We had an hour until dinner, so I decided to sit on the truck with the light on and catch up on today’s blog.  Why not, and there really wasn’t anything else to do and it was now pitch black outside and everyone showed up at 7pm to help set up the kitchen, chairs and water.  The meals have been sensational considering what we have to work with and it also gives me a new appreciation for my previous trips namely Intrepid in Africa and my Tucan trip in South America where we had people buying the food and also cooking it for us.  This is a new concept for me, us having to buy the food and to prepare and cook it, and I thought it would be a pain actually, but I have enjoyed our cook nights and to be honest, it isn’t like we are cooking roasts, or anything close to gourmet, and we are well fed and do not go hungry at all.  After dinner we just sat around the truck talking and some people having a few drinks to wind down the day.  I have been off the booze this trip for some reason.  I have a bottle of vodka in the esky with 2 mixers at the ready, which I bought in Accra nearly 3 weeks ago and I just haven’t had the urge for a hard drink yet.  The opportunity has certainly been there as most people are having a whiskey (or few) most nights, but I just don’t have my vodka mojo at the moment.  I think what scares me is once that vodka bottle opens, it won’t be a pretty night and the thought of having a hangover in the 35C temperatures just does NOT appeal to me at all.  If you didn’t know me well enough you would think I was a tee totaler!  How hilarious right!!!!

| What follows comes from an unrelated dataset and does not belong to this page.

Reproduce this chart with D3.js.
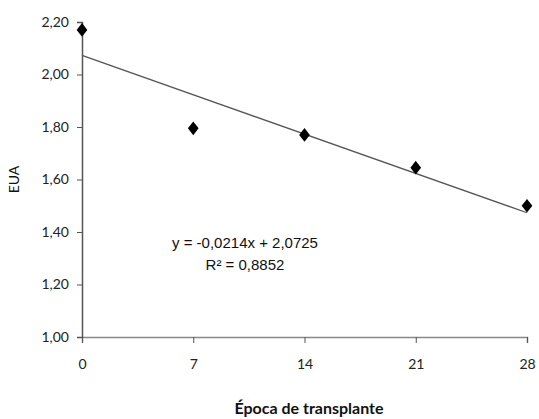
<html>
<head>
<style type="text/css">
	body { margin: 0; background: #fff; }
	.tick text { font-family: Lato, "Open Sans", sans-serif; font-size: 14px; fill: #222; }
	.eq { font-family: "Liberation Sans Narrow", "Liberation Sans", Arial, sans-serif; font-size: 15px; fill: #111; }
	.title { font-family: Lato, "Open Sans", sans-serif; font-size: 14px; fill: #111; }
</style>
<script src="https://d3js.org/d3.v7.min.js"></script>
</head>
<body>
<script type="text/javascript">
	var epoca = [0, 7, 14, 21, 28];
	var eua = [2.17, 1.795, 1.77, 1.645, 1.50];
	var x_ticks = [0, 7, 14, 21, 28];
	var y_ticks = [1.00, 1.20, 1.40, 1.60, 1.80, 2.00, 2.20];
	var slope = -0.0214, intercept = 2.0725;
	var eq_lines = ['y = -0,0214x + 2,0725', 'R\u00b2 = 0,8852'];

	function draw_chart() {
		var width = 539, height = 419;
		var m_left = 82, m_right = 527, m_top = 22, m_bottom = 337;

		var x_scale = d3.scaleLinear().domain([0, 28]).range([m_left, m_right]);
		var y_scale = d3.scaleLinear().domain([1.0, 2.2]).range([m_bottom, m_top]);
		var fmt = function(d) { return d3.format('.2f')(d).replace('.', ','); };

		var svg = d3.select('body').append('svg')
			.attr('width', width)
			.attr('height', height);

		var x_axis = svg.append('g')
			.attr('transform', 'translate(0,' + m_bottom + ')')
			.call(d3.axisBottom(x_scale).tickValues(x_ticks).tickFormat(d3.format('d')).tickSize(6).tickPadding(16));
		x_axis.select('.domain').attr('stroke', '#888').attr('stroke-width', 1.5);
		x_axis.selectAll('.tick line').attr('stroke', '#555');

		var y_axis = svg.append('g')
			.attr('transform', 'translate(' + m_left + ',0)')
			.call(d3.axisLeft(y_scale).tickValues(y_ticks).tickFormat(fmt).tickSize(5).tickPadding(8));
		y_axis.select('.domain').attr('stroke', '#555').attr('stroke-width', 1.5);
		y_axis.selectAll('.tick line').attr('stroke', '#555');

		// linha de tendencia
		svg.append('line')
			.attr('x1', x_scale(0)).attr('y1', y_scale(intercept))
			.attr('x2', x_scale(28)).attr('y2', y_scale(slope * 28 + intercept))
			.attr('stroke', '#555').attr('stroke-width', 1.3);

		svg.selectAll('path.pt')
			.data(epoca)
			.enter()
			.append('path')
			.attr('class', 'pt')
			.attr('d', d3.symbol().type(d3.symbolDiamond).size(75))
			.attr('transform', function(d, i) { return 'translate(' + x_scale(d) + ',' + y_scale(eua[i]) + ') scale(1.15,0.85)'; })
			.attr('fill', '#000');

		svg.selectAll('text.eq')
			.data(eq_lines)
			.enter()
			.append('text')
			.attr('class', 'eq')
			.attr('x', 245)
			.attr('y', function(d, i) { return 248 + i * 22; })
			.attr('text-anchor', 'middle')
			.text(function(d) { return d; });

		svg.append('text')
			.attr('class', 'title')
			.attr('transform', 'translate(19,' + ((m_top + m_bottom) / 2) + ') rotate(-90)')
			.attr('text-anchor', 'middle')
			.text('EUA');

		svg.append('text')
			.attr('class', 'title')
			.attr('x', 309)
			.attr('y', 414)
			.attr('text-anchor', 'middle')
			.style('font-size', '16px')
			.style('font-weight', 'bold')
			.text('\u00c9poca de transplante');
	}

	draw_chart();
</script>
</body>
</html>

Duck and I headed to bed just before 10pm and we had retrieved our sleeping bags and pillows for our sleep in our ‘rustic’ hut for the night.  As dodgy as I made it out to be, nothing beats a sleep on a mattress and Duck and I seem to sleep well together in the double beds, we both don’t seem to snore, or move around too much which is awesome and a perfect bed companion of the nonsexual type of course.  For a bush stop, we were living it high, for 3AUD each, we can’t complain with a roof over our head and a mattress to lay our tired bodies on.